Search the material below for the word "this" and copy every line in which it occurs.

....................

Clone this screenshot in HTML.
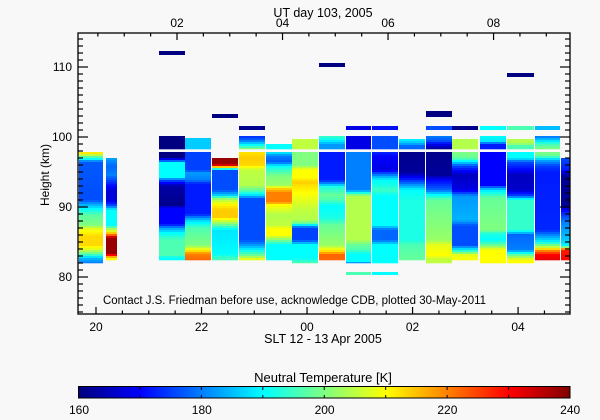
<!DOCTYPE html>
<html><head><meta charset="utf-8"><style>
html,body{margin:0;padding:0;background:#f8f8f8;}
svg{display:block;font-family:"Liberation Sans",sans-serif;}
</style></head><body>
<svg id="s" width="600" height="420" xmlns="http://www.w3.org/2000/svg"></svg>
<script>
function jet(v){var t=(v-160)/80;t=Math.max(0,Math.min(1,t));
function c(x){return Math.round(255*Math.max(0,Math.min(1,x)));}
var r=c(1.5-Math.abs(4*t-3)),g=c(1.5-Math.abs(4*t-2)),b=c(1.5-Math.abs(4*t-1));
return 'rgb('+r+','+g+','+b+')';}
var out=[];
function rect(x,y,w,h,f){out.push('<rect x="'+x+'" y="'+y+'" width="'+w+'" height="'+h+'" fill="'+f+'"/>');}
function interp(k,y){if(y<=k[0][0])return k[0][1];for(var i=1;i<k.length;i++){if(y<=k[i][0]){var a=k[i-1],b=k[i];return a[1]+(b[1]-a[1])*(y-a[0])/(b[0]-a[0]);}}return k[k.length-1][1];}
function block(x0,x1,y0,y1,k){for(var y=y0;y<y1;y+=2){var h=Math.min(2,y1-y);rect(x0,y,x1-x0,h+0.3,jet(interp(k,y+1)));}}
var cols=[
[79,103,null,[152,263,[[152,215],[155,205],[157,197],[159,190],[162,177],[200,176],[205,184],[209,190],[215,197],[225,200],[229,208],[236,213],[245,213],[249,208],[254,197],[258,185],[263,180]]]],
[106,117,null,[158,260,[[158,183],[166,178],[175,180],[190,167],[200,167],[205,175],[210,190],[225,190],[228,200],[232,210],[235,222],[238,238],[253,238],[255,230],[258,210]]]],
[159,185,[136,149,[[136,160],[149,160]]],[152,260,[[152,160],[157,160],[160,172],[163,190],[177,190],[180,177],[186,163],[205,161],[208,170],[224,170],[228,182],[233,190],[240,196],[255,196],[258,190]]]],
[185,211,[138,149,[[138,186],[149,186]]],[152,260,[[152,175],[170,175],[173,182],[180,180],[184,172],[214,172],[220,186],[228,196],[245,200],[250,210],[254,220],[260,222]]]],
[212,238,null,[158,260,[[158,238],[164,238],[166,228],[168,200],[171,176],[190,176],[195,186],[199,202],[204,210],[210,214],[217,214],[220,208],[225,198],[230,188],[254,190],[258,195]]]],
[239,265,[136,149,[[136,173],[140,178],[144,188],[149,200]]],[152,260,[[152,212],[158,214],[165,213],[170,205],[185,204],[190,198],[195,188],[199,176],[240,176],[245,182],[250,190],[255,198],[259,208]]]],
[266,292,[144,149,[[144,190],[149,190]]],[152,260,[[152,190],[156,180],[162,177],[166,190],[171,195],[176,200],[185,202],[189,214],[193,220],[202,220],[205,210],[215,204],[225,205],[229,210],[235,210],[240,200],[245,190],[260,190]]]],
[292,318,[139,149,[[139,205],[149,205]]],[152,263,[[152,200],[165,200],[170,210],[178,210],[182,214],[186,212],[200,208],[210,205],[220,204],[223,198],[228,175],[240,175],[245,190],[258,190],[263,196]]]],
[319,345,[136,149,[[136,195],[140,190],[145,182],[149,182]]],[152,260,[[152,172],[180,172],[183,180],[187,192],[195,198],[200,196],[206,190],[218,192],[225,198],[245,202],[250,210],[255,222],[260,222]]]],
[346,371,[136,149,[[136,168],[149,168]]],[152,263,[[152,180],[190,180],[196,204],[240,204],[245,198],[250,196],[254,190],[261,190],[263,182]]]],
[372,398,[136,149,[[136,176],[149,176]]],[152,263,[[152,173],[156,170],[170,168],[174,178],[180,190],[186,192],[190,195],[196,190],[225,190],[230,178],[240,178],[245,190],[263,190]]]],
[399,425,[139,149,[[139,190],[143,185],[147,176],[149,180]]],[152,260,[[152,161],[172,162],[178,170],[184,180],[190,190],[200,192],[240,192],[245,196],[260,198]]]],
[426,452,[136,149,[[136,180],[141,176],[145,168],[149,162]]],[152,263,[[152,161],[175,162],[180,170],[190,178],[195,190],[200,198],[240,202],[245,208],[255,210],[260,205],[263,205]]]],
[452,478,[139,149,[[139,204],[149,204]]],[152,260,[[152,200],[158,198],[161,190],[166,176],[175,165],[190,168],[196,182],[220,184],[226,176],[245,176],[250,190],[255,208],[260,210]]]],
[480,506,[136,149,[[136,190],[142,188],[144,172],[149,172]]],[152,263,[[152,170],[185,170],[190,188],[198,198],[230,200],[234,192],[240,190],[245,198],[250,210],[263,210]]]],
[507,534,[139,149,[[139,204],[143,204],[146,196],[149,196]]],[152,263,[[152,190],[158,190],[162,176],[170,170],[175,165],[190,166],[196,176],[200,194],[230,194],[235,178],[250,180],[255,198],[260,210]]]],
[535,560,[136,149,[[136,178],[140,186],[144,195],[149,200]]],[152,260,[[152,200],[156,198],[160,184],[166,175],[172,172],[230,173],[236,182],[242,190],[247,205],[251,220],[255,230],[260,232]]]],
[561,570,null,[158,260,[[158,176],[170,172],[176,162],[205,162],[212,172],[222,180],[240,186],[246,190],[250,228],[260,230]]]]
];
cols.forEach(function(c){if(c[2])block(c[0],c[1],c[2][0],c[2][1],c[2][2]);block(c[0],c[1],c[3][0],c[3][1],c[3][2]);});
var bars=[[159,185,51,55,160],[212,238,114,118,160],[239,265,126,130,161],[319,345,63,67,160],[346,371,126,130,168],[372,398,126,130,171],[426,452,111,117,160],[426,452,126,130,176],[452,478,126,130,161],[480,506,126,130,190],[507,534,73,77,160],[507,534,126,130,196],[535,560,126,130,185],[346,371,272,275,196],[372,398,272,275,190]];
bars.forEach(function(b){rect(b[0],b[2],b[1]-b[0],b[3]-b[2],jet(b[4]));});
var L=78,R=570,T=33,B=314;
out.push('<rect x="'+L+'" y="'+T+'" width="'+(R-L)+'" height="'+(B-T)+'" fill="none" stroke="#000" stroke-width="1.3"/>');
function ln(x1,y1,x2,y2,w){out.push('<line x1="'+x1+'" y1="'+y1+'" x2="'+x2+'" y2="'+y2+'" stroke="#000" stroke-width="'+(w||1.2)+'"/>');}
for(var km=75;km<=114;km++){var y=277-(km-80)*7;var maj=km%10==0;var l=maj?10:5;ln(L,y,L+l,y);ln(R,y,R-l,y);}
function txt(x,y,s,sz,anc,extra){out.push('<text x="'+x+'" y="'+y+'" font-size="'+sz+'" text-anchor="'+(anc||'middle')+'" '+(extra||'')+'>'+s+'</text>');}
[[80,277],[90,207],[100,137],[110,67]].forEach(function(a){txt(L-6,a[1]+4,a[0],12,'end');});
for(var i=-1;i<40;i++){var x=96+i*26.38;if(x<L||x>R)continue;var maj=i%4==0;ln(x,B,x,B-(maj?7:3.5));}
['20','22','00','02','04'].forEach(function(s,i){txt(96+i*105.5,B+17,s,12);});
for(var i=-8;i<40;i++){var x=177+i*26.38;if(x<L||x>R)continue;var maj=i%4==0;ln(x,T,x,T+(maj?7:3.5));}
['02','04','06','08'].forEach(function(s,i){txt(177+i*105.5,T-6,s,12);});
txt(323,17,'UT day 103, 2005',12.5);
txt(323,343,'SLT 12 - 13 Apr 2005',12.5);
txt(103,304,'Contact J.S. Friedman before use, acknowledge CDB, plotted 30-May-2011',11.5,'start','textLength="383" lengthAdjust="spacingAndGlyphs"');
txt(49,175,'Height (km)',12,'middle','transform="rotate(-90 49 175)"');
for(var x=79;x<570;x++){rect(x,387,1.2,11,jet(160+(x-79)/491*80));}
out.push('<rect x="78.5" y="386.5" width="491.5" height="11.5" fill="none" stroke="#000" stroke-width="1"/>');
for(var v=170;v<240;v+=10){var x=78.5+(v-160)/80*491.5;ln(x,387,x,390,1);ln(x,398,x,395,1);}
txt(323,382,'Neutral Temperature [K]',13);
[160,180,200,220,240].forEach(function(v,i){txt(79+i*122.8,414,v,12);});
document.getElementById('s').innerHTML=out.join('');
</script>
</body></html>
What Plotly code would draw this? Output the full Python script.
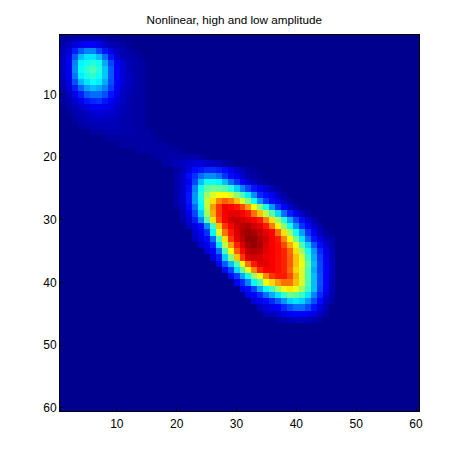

....................

# RESPONSE BELOW:
Clone this screenshot in HTML.
What Plotly code would draw this? Output the full Python script.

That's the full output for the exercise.